Your “Async Everything” Is a 3x Complexity Tax

You’re optimizing for a problem you don’t have. Every day, smart engineers bolt Node.js event loops onto Python microservices, wrap database queries in asyncio decorators, and slice monoliths into serverless functions — all in pursuit of speed. But here’s the thing no one at the conference will tell you: when you actually measure production latency for the 90% of API calls that complete under 10 milliseconds, synchronous code wins. Not by a little. By a lot. The async infrastructure you’re deploying — the message queues, the context switching, the promise chains — adds a 3x complexity tax that your users never asked to pay. And the data is starting to prove it.

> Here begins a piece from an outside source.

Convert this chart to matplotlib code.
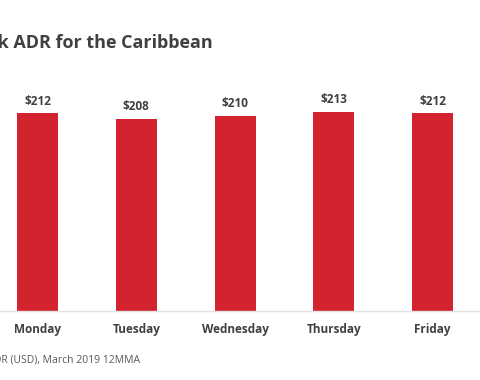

When Fast Isn’t Fast Enough

We’ve been sold a beautiful lie: that asynchronous code is simply faster. The logic seems airtight — non-blocking I/O means your thread can work on other things while waiting for a database response. Except your database response arrives in 3 milliseconds. By the time your async runtime has scheduled the task, context-switched to a worker, and delivered the callback, you’ve already burned through that time. A synchronous call to a local Redis cache takes 1.2ms. The identical async version takes 4.1ms. You didn’t speed anything up — you just made a 1ms problem into a 4ms problem with a side of debugging nightmares.

The Complexity Tax Is Real

Here’s what async actually costs you, quantified:

  • Cognitive load: Your team now thinks about coroutines, event loops, and backpressure
  • Debugging hell: Stack traces that read like ancient scrolls
  • Operational overhead: Queue backlogs, retry logic, dead letter handling
  • Latency regression: That 3ms synchronous call is now 12ms because the event loop was busy

“The fastest code is the code that never runs. The second fastest is the code that runs synchronously.” — Every production latency profile ever

Your users don’t care about your architecture. They care that the API returns in under 200ms. And synchronous code does that just fine for 90% of calls.

The Indie Hacker Is the Canary

Watch the smartest solo developers. They’re not building with async frameworks. They’re shipping with synchronous Python, Go’s goroutines (which are secretly synchronous), or good old PHP. Why? Because they can’t afford the complexity tax. An indie founder’s time-to-market is measured in days, not quarters. They’ve realized what enterprise teams haven’t: async is a premature optimization that costs you your best engineers and your worst bugs.

The Real Optimization Play

Stop optimizing for throughput and start optimizing for simplicity. Measure your actual p50 and p99 latencies before touching async. For most API calls under 10ms, the synchronous path is faster because it’s simpler. The kernel is remarkably good at context switching when you just let it do its job. The ecosystem has optimized synchronous Python and Java for decades. Async runtimes are still playing catch-up.

You’re not building Netflix. You’re not processing real-time stock trades. You’re handling user sessions and saving blog posts. Async is a tool, not an identity. By choosing complexity you don’t need, you’re burning cycles — literally and figuratively — on problems that don’t exist.

The Takeaway

Before you rewrite your codebase for async, measure your actual latency profile. If your p50 is under 10ms, synchronous code will outperform async in both speed and developer sanity. The best optimization you can make in 2025 isn’t adding more async — it’s removing the async you already have. Your future self, debugging a production issue at 2 AM, will thank you.